__INSTRUCTIONS TO FOLLOW__
Data follows below. Repeat exactly the lines between the line holding "Write the seaborn" and the line holding "plt.rcParams['mathtext.it'] = 'Liberation", inclusive, and nothing more; drop pictures.
## BEGIN
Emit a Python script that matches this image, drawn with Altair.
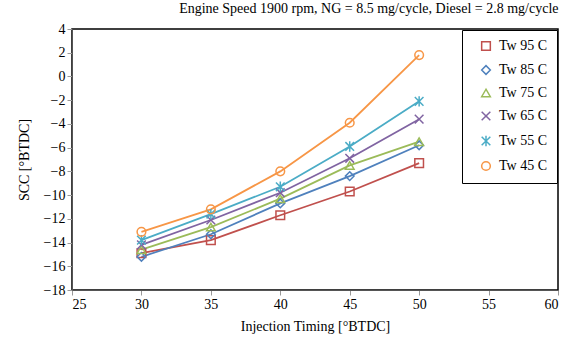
import altair as alt
import pandas as pd

timing = [30, 35, 40, 45, 50]
series = ["Tw 95 C", "Tw 85 C", "Tw 75 C", "Tw 65 C", "Tw 55 C", "Tw 45 C"]
tw95 = [-14.9, -13.8, -11.7, -9.7, -7.3]
tw85 = [-15.2, -13.3, -10.7, -8.4, -5.8]
tw75 = [-14.6, -12.7, -10.3, -7.5, -5.5]
tw65 = [-14.2, -12.1, -9.8, -6.9, -3.6]
tw55 = [-13.8, -11.6, -9.3, -5.9, -2.1]
tw45 = [-13.1, -11.2, -8.0, -3.9, 1.8]
values = [tw95, tw85, tw75, tw65, tw55, tw45]
colors = ["#C0504D", "#4F81BD", "#9BBB59", "#8064A2", "#4BACC6", "#F79646"]
shapes = [
    "square",
    "diamond",
    "triangle-up",
    "M-1,-1L1,1M-1,1L1,-1",
    "M-1,-1L1,1M-1,1L1,-1M0,-1.2L0,1.2",
    "circle",
]

rows = []
for s, vals in zip(series, values):
    for t, v in zip(timing, vals):
        rows.append({"timing": t, "scc": v, "series": s})
df = pd.DataFrame(rows)

FONT = "'Liberation Serif', 'Times New Roman', Times, serif"

x = alt.X(
    "timing:Q",
    scale=alt.Scale(domain=[25, 60], nice=False),
    axis=alt.Axis(values=[25, 30, 35, 40, 45, 50, 55, 60], title="Injection Timing [°BTDC]",
                  grid=False, titlePadding=8),
)
y = alt.Y(
    "scc:Q",
    scale=alt.Scale(domain=[-18, 4], nice=False),
    axis=alt.Axis(values=list(range(-18, 5, 2)), title="SCC [°BTDC]", grid=False, titlePadding=12),
)
color = alt.Color("series:N", scale=alt.Scale(domain=series, range=colors), title=None,
                  sort=series)
shape = alt.Shape("series:N", scale=alt.Scale(domain=series, range=shapes), title=None,
                  sort=series)

lines = alt.Chart(df).mark_line(strokeWidth=1.8).encode(x=x, y=y, color=color, detail="series:N")
points = alt.Chart(df).mark_point(filled=False, size=75, strokeWidth=1.5, opacity=1).encode(
    x=x, y=y, color=color, shape=shape,
)

chart = (
    alt.layer(lines, points)
    .properties(
        width=486,
        height=261,
        padding={"left": 72, "top": 29, "right": 18, "bottom": 62},
        autosize=alt.AutoSizeParams(type="none"),
        title=alt.TitleParams(
            "Engine Speed 1900 rpm, NG = 8.5 mg/cycle, Diesel = 2.8 mg/cycle",
            anchor="end", font=FONT, fontSize=14, fontWeight="normal", color="black", offset=6,
        ),
    )
    .configure_view(stroke="black", strokeWidth=1.5)
    .configure_axis(
        labelFont=FONT, titleFont=FONT, labelFontSize=14, titleFontSize=14,
        labelColor="black", titleColor="black", titleFontWeight="normal",
        domainColor="#555", tickColor="#999", tickSize=5,
    )
    .configure_legend(
        orient="top-right", offset=1, labelFont=FONT, labelFontSize=14, labelColor="black",
        strokeColor="black", fillColor="white", padding=9, rowPadding=8, symbolSize=75,
        symbolStrokeWidth=1.5, symbolOffset=8, labelOffset=6,
    )
)

chart.save("out.html", embed_options={"renderer": "svg", "actions": False})
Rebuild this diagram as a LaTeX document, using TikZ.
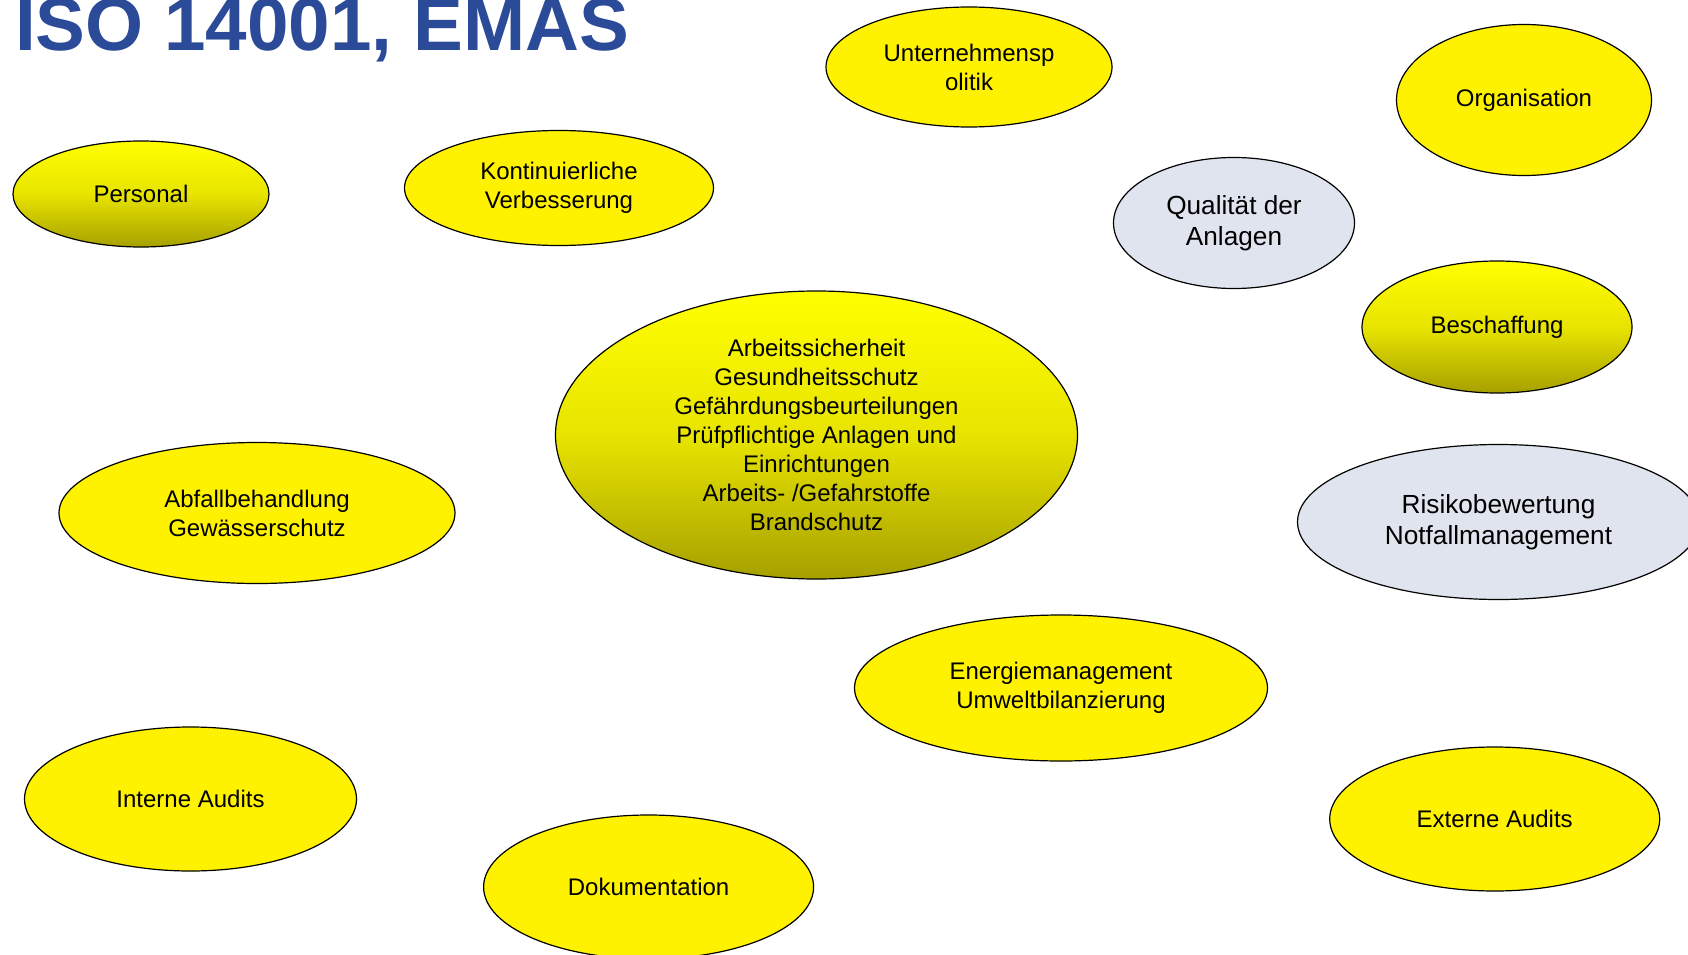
\documentclass[tikz,border=0pt]{standalone}
\usepackage{fontspec}
\setmainfont{Liberation Sans}
\usetikzlibrary{shapes.geometric}
\definecolor{isoblue}{RGB}{43,74,152}
\definecolor{isogray}{RGB}{224,228,238}
\definecolor{isoolive}{RGB}{166,160,0}
\definecolor{isomid}{RGB}{232,228,0}

\begin{document}
\begin{tikzpicture}[x=1pt,y=-1pt,
  blob/.style={ellipse,draw=black,line width=1.2pt,inner sep=0pt,align=center,
    font=\fontsize{24}{29}\selectfont},
  flat/.style={blob,fill=yellow},
  shaded/.style={blob,top color=yellow,bottom color=isoolive,middle color=isomid},
  grey/.style={blob,fill=isogray,font=\fontsize{26.2}{31.5}\selectfont}]
\useasboundingbox (0,0) rectangle (1688,955);
\clip (0,0) rectangle (1688,955);

% title
\node[anchor=base west,inner sep=0pt,text=isoblue,font=\fontsize{74.6}{80}\selectfont\bfseries]
  (title) at (15,51) {ISO 14001, EMAS};

% top row
\node[shaded,minimum width=256pt,minimum height=106pt] (personal) at (141,194) {Personal};
\node[flat,minimum width=309pt,minimum height=115pt] (kvp) at (559,188) {Kontinuierliche\\Verbesserung};
\node[flat,minimum width=286pt,minimum height=120pt] (politik) at (969,67) {Unternehmensp\\olitik};
\node[grey,minimum width=241pt,minimum height=131pt] (anlagen) at (1234,223) {Qualität der\\Anlagen};
\node[flat,minimum width=255pt,minimum height=151pt] (orga) at (1524,100) {Organisation};
\node[shaded,minimum width=270pt,minimum height=132pt] (einkauf) at (1497,327) {Beschaffung};

% middle
\node[shaded,minimum width=522pt,minimum height=288pt] (arbeit) at (816.5,435)
  {Arbeitssicherheit\\Gesundheitsschutz\\Gefährdungsbeurteilungen\\Prüfpflichtige Anlagen und\\Einrichtungen\\Arbeits- /Gefahrstoffe\\Brandschutz};
\node[flat,minimum width=396pt,minimum height=141pt] (abfall) at (257,513) {Abfallbehandlung\\Gewässerschutz};
\node[grey,minimum width=402pt,minimum height=155pt] (risiko) at (1498.5,522) {Risikobewertung\\Notfallmanagement};
\node[flat,minimum width=413pt,minimum height=146pt] (energie) at (1061,688) {Energiemanagement\\Umweltbilanzierung};

% bottom row
\node[flat,minimum width=332pt,minimum height=144pt] (intern) at (190.5,799) {Interne Audits};
\node[flat,minimum width=330pt,minimum height=144pt] (doku) at (648.6,887) {Dokumentation};
\node[flat,minimum width=330pt,minimum height=144pt] (extern) at (1494.7,819) {Externe Audits};
\end{tikzpicture}
\end{document}
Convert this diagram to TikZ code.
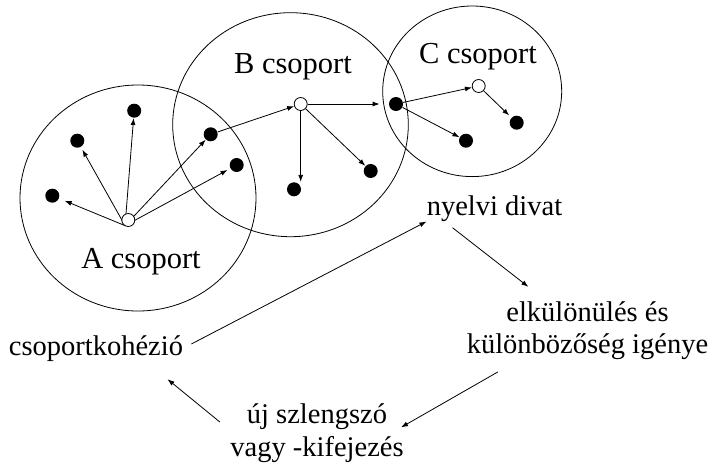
\documentclass[tikz,border=0pt]{standalone}
\usepackage{fontspec}
\setmainfont{Liberation Serif}
\usetikzlibrary{arrows.meta}
\tikzset{>={Latex[length=7pt,width=5pt]}}
\tikzset{
  member/.style={circle,fill=black,inner sep=0pt,minimum size=14pt},
  leader/.style={circle,draw,fill=white,inner sep=0pt,minimum size=13pt},
  grouplabel/.style={anchor=base,inner sep=0pt,font=\fontsize{30.5}{34}\selectfont},
  phase/.style={inner sep=0pt,align=center,font=\fontsize{28.5}{31.6}\selectfont},
}

\begin{document}
\begin{tikzpicture}[x=1pt,y=-1pt,line width=0.8pt]
  \useasboundingbox (0,0) rectangle (716,464);
  \draw (138,198) ellipse [x radius=118pt, y radius=113pt];
  \draw (290.5,124.7) ellipse [x radius=117.8pt, y radius=112pt];
  \draw (472.2,91.3) ellipse [x radius=89.5pt, y radius=85.3pt];
  \node[grouplabel] (labA) at (141,268) {A csoport};
  \node[grouplabel] (labB) at (293,73.3) {B csoport};
  \node[grouplabel] (labC) at (478,63.3) {C csoport};

  \node[member] (a1) at (52.3,195.7) {};
  \node[member] (a2) at (77.3,140.7) {};
  \node[member] (a3) at (134.2,110.7) {};
  \node[member] (a4) at (210.7,134.3) {};
  \node[member] (a5) at (236.7,165) {};
  \node[member] (b1) at (294,189.3) {};
  \node[member] (b2) at (370.7,171) {};
  \node[member] (c0) at (396,104) {};
  \node[member] (c1) at (516.7,122.7) {};
  \node[member] (c2) at (466,140.7) {};

  \draw[->,shorten >=6pt] (128.3,220) ++(60:-6.5pt) coordinate (fromA) -- (a1);
  \draw[->,shorten >=3pt] (fromA) -- (a2);
  \draw[->] (fromA) -- (a3);
  \draw[->] (fromA) -- (a4);
  \draw[->,shorten >=3pt] (fromA) -- (a5);
  \node[leader] (oA) at (128.3,220) {};
  \node[leader] (oB) at (300.7,104) {};
  \node[leader] (oC) at (478.7,86) {};
  \draw[->] (a4) -- (oB);
  \draw[->] (oB.south) -- (oB.south |- b1.north);
  \draw[->] (oB) -- (b2);
  \draw[->,shorten >=9pt] (oB) -- (c0);
  \draw[->] (c0) -- (oC);
  \draw[->] (c0) -- (c2);
  \draw[->,shorten >=3pt] (oC) -- (c1);

  \node[phase,anchor=base] (divat) at (494.5,215) {nyelvi divat};
  \node[phase,anchor=base] (kohezio) at (96,355) {csoportkohézió};
  \node[phase] (igeny) at (587.5,330.8) {elkülönülés és\\különbözőség igénye};
  \node[phase,font=\fontsize{28.5}{33.4}\selectfont] (szleng) at (317,433.3) {új szlengszó\\vagy -kifejezés};
  \draw[->,shorten <=9pt] (kohezio.east) -- (divat.south west);
  \draw[->,shorten <=10pt,shorten >=24pt] (divat.195) -- (igeny.144);
  \draw[->,shorten <=24pt,shorten >=-3.5pt] (igeny.203) -- (szleng.5);
  \draw[->,shorten <=13pt,shorten >=28pt] (szleng.178) -- (kohezio.345);
\end{tikzpicture}
\end{document}
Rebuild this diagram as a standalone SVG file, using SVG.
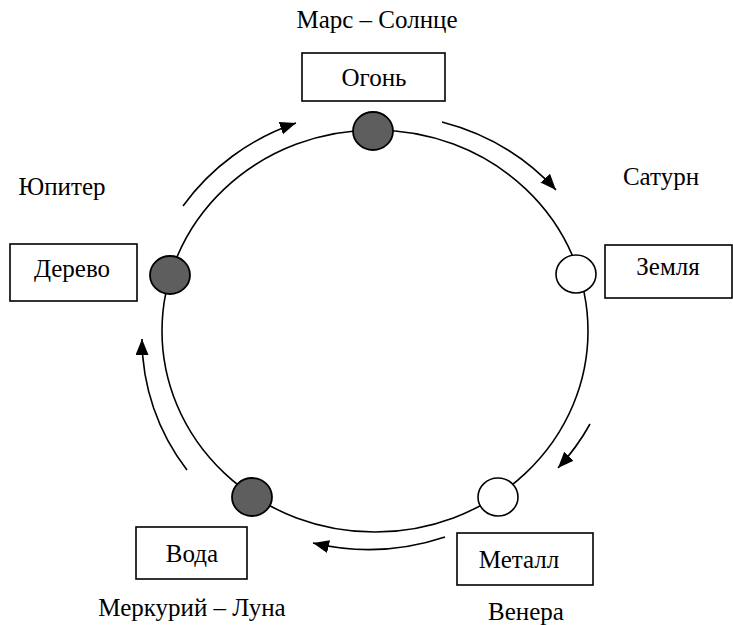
<svg xmlns="http://www.w3.org/2000/svg" width="733" height="625" viewBox="0 0 733 625">
<style>
.box{fill:#fff;stroke:#000;stroke-width:1.6}
.lbl{font-family:"Liberation Serif","Times New Roman",serif;font-size:25px;fill:#000;text-anchor:middle}
.dark{fill:#5e5e5e;stroke:#000;stroke-width:1.8}
.light{fill:#fff;stroke:#000;stroke-width:1.6}
.arr{fill:none;stroke:#000;stroke-width:1.6;marker-end:url(#ah)}
</style>
<defs>
<marker id="ah" markerUnits="userSpaceOnUse" markerWidth="18" markerHeight="14" refX="16" refY="6.5" orient="auto">
<path d="M0,0 L16,6.5 L0,13 z" fill="#000"/>
</marker>
</defs>
<rect width="733" height="625" fill="#fff"/>
<ellipse cx="375" cy="331" rx="213" ry="201" fill="none" stroke="#000" stroke-width="1.6"/>
<g id="connectors">
<path class="arr" d="M183,206 A232,222 0 0 1 296,123"/>
<path class="arr" d="M442,122 A232,222 0 0 1 556,190"/>
<path class="arr" d="M590,424 A232,222 0 0 1 558,468"/>
<path class="arr" d="M445,537 A232,222 0 0 1 313,543"/>
<path class="arr" d="M187,470 A232,222 0 0 1 142,339"/>
</g>
<g id="fire">
<ellipse class="dark" cx="373" cy="131" rx="20" ry="19"/>
<rect class="box" x="302" y="53" width="143" height="48"/>
<text class="lbl" x="374" y="86">Огонь</text>
<text class="lbl" x="377" y="28">Марс – Солнце</text>
</g>
<g id="wood">
<ellipse class="dark" cx="170" cy="275" rx="20" ry="19"/>
<rect class="box" x="10" y="244" width="127" height="57"/>
<text class="lbl" x="72" y="277">Дерево</text>
<text class="lbl" x="62" y="195">Юпитер</text>
</g>
<g id="earth">
<ellipse class="light" cx="576" cy="274" rx="20" ry="19"/>
<rect class="box" x="605" y="245" width="127" height="53"/>
<text class="lbl" x="668" y="275">Земля</text>
<text class="lbl" x="661" y="185">Сатурн</text>
</g>
<g id="metal">
<ellipse class="light" cx="498" cy="497" rx="20" ry="19"/>
<rect class="box" x="457" y="533" width="136" height="52"/>
<text class="lbl" x="519" y="568">Металл</text>
<text class="lbl" x="526" y="620">Венера</text>
</g>
<g id="water">
<ellipse class="dark" cx="252" cy="497" rx="20" ry="19"/>
<rect class="box" x="136" y="527" width="111" height="52"/>
<text class="lbl" x="192" y="562">Вода</text>
<text class="lbl" x="192" y="616">Меркурий – Луна</text>
</g>
</svg>
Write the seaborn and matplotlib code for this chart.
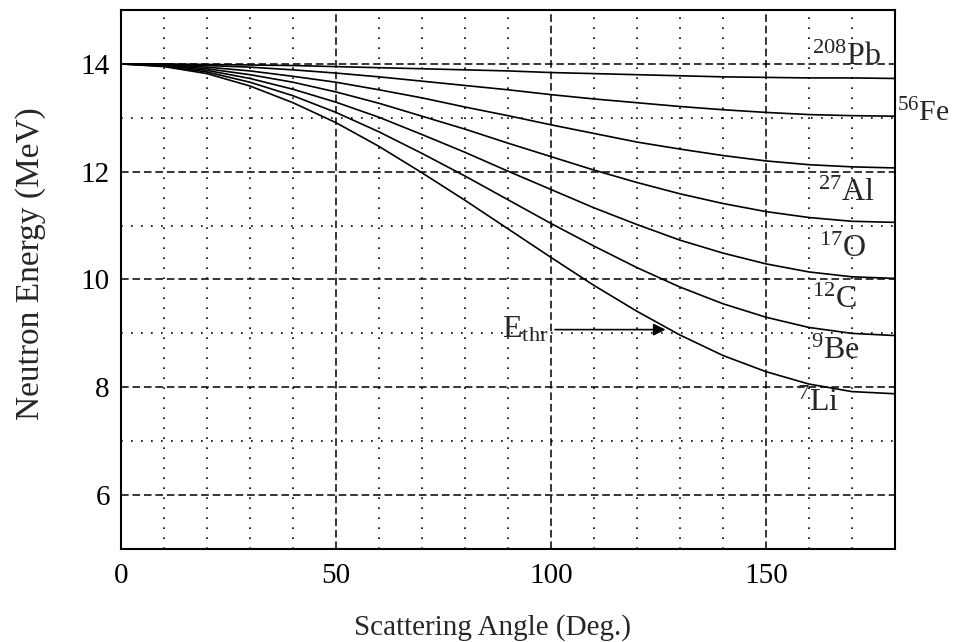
import numpy as np
import pandas as pd
import matplotlib
matplotlib.use('Agg')
import matplotlib.pyplot as plt
import seaborn as sns

# Energia do neutron espalhado (MeV), a cada 10 graus
angles = [0, 10, 20, 30, 40, 50, 60, 70, 80, 90, 100, 110, 120, 130, 140, 150, 160, 170, 180]

pb208 = [14.00, 14.00, 13.99, 13.98, 13.97, 13.95, 13.93, 13.91, 13.89, 13.87, 13.84, 13.82, 13.80, 13.78, 13.76, 13.75, 13.74, 13.74, 13.73]
fe56 = [14.00, 13.99, 13.97, 13.94, 13.89, 13.83, 13.76, 13.68, 13.60, 13.52, 13.43, 13.35, 13.28, 13.21, 13.15, 13.10, 13.06, 13.04, 13.03]
al27 = [14.00, 13.99, 13.94, 13.87, 13.77, 13.66, 13.52, 13.37, 13.20, 13.04, 12.87, 12.71, 12.55, 12.42, 12.30, 12.20, 12.13, 12.09, 12.07]
o17 = [14.00, 13.98, 13.91, 13.80, 13.66, 13.48, 13.27, 13.03, 12.79, 12.53, 12.28, 12.03, 11.80, 11.59, 11.41, 11.26, 11.15, 11.08, 11.06]
c12 = [14.00, 13.97, 13.88, 13.73, 13.53, 13.29, 13.01, 12.69, 12.36, 12.01, 11.67, 11.33, 11.02, 10.73, 10.49, 10.29, 10.14, 10.05, 10.02]
be9 = [14.00, 13.96, 13.85, 13.66, 13.41, 13.10, 12.74, 12.34, 11.92, 11.48, 11.04, 10.62, 10.22, 9.86, 9.55, 9.30, 9.11, 9.00, 8.96]
li7 = [14.00, 13.95, 13.82, 13.59, 13.28, 12.91, 12.47, 11.98, 11.47, 10.94, 10.41, 9.89, 9.41, 8.97, 8.59, 8.29, 8.06, 7.92, 7.88]

nuclides = ['Pb', 'Fe', 'Al', 'O', 'C', 'Be', 'Li']
mass_numbers = ['208', '56', '27', '17', '12', '9', '7']
series = [pb208, fe56, al27, o17, c12, be9, li7]

# energia limiar (seta)
e_thr = 9.07
thr_angle = 127.3

df = pd.concat([pd.DataFrame({'angle': angles, 'energy': s, 'nuclide': n})
                for s, n in zip(series, nuclides)])

sns.set_style('white')
plt.rcParams['font.family'] = ['Liberation Serif', 'DejaVu Serif']
plt.rcParams['mathtext.fontset'] = 'custom'
plt.rcParams['mathtext.rm'] = 'Liberation Serif'
plt.rcParams['mathtext.it'] = 'Liberation Serif:italic'

fig = plt.figure(figsize=(9.54, 6.42), dpi=100)
ax = fig.add_axes([0.1268, 0.1449, 0.8113, 0.8395])

sns.lineplot(data=df, x='angle', y='energy', hue='nuclide', palette=['black'] * 7,
             legend=False, ax=ax, linewidth=1.2, sort=False)

ax.set_xlim(0, 180)
ax.set_ylim(5, 15)
ax.set_xticks([0, 50, 100, 150])
ax.set_xticks([a for a in range(10, 180, 10) if a % 50 != 0], minor=True)
ax.set_yticks([6, 8, 10, 12, 14])
ax.set_yticks([7, 9, 11, 13], minor=True)
ax.grid(which='major', linestyle=(0, (5, 2.5)), color='black', linewidth=1.1)
ax.grid(which='minor', linestyle=(0, (1, 5)), color='black', linewidth=1.2)
ax.tick_params(which='both', length=0, labelsize=21, colors='black')
ax.tick_params(axis='x', pad=10)
ax.tick_params(axis='y', pad=8)

for sp in ax.spines.values():
    sp.set_color('black')
    sp.set_linewidth(1.5)

ax.set_xlabel('Scattering Angle (Deg.)', fontsize=21)
ax.set_ylabel('Neutron Energy (MeV)', fontsize=24)
ax.xaxis.set_label_coords(0.48, -0.12)
ax.yaxis.set_label_coords(-0.097, 0.529)

# rotulos dos nuclideos
label_pos = {'Pb': (160.8, 14.13), 'Fe': (180.5, 13.08), 'Al': (162.0, 11.6),
             'O': (162.3, 10.55), 'C': (160.8, 9.62), 'Be': (160.5, 8.66), 'Li': (157.3, 7.7)}
for n, m in zip(nuclides, mass_numbers):
    x, y = label_pos[n]
    fs = 21.5 if n == 'Fe' else 23
    ax.text(x, y, r'$^{%s}$%s' % (m, n), fontsize=fs, ha='left', va='center', clip_on=False)

ax.annotate('', xy=(thr_angle, e_thr), xytext=(100.3, e_thr),
            arrowprops=dict(arrowstyle='-|>', color='black', lw=1.2, mutation_scale=18))
ax.text(88.5, e_thr, r'$\mathrm{E}_{\mathrm{thr}}$', fontsize=23, ha='left', va='center')

plt.savefig('out.png', dpi=100)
## END
__THE SOLUTION__
Write the seaborn and matplotlib code for this chart.
import numpy as np
import pandas as pd
import matplotlib
matplotlib.use('Agg')
import matplotlib.pyplot as plt
import seaborn as sns

# Energia do neutron espalhado (MeV), a cada 10 graus
angles = [0, 10, 20, 30, 40, 50, 60, 70, 80, 90, 100, 110, 120, 130, 140, 150, 160, 170, 180]

pb208 = [14.00, 14.00, 13.99, 13.98, 13.97, 13.95, 13.93, 13.91, 13.89, 13.87, 13.84, 13.82, 13.80, 13.78, 13.76, 13.75, 13.74, 13.74, 13.73]
fe56 = [14.00, 13.99, 13.97, 13.94, 13.89, 13.83, 13.76, 13.68, 13.60, 13.52, 13.43, 13.35, 13.28, 13.21, 13.15, 13.10, 13.06, 13.04, 13.03]
al27 = [14.00, 13.99, 13.94, 13.87, 13.77, 13.66, 13.52, 13.37, 13.20, 13.04, 12.87, 12.71, 12.55, 12.42, 12.30, 12.20, 12.13, 12.09, 12.07]
o17 = [14.00, 13.98, 13.91, 13.80, 13.66, 13.48, 13.27, 13.03, 12.79, 12.53, 12.28, 12.03, 11.80, 11.59, 11.41, 11.26, 11.15, 11.08, 11.06]
c12 = [14.00, 13.97, 13.88, 13.73, 13.53, 13.29, 13.01, 12.69, 12.36, 12.01, 11.67, 11.33, 11.02, 10.73, 10.49, 10.29, 10.14, 10.05, 10.02]
be9 = [14.00, 13.96, 13.85, 13.66, 13.41, 13.10, 12.74, 12.34, 11.92, 11.48, 11.04, 10.62, 10.22, 9.86, 9.55, 9.30, 9.11, 9.00, 8.96]
li7 = [14.00, 13.95, 13.82, 13.59, 13.28, 12.91, 12.47, 11.98, 11.47, 10.94, 10.41, 9.89, 9.41, 8.97, 8.59, 8.29, 8.06, 7.92, 7.88]

nuclides = ['Pb', 'Fe', 'Al', 'O', 'C', 'Be', 'Li']
mass_numbers = ['208', '56', '27', '17', '12', '9', '7']
series = [pb208, fe56, al27, o17, c12, be9, li7]

# energia limiar (seta)
e_thr = 9.07
thr_angle = 127.3

df = pd.concat([pd.DataFrame({'angle': angles, 'energy': s, 'nuclide': n})
                for s, n in zip(series, nuclides)])

sns.set_style('white')
plt.rcParams['font.family'] = ['Liberation Serif', 'DejaVu Serif']
plt.rcParams['mathtext.fontset'] = 'custom'
plt.rcParams['mathtext.rm'] = 'Liberation Serif'
plt.rcParams['mathtext.it'] = 'Liberation Serif:italic'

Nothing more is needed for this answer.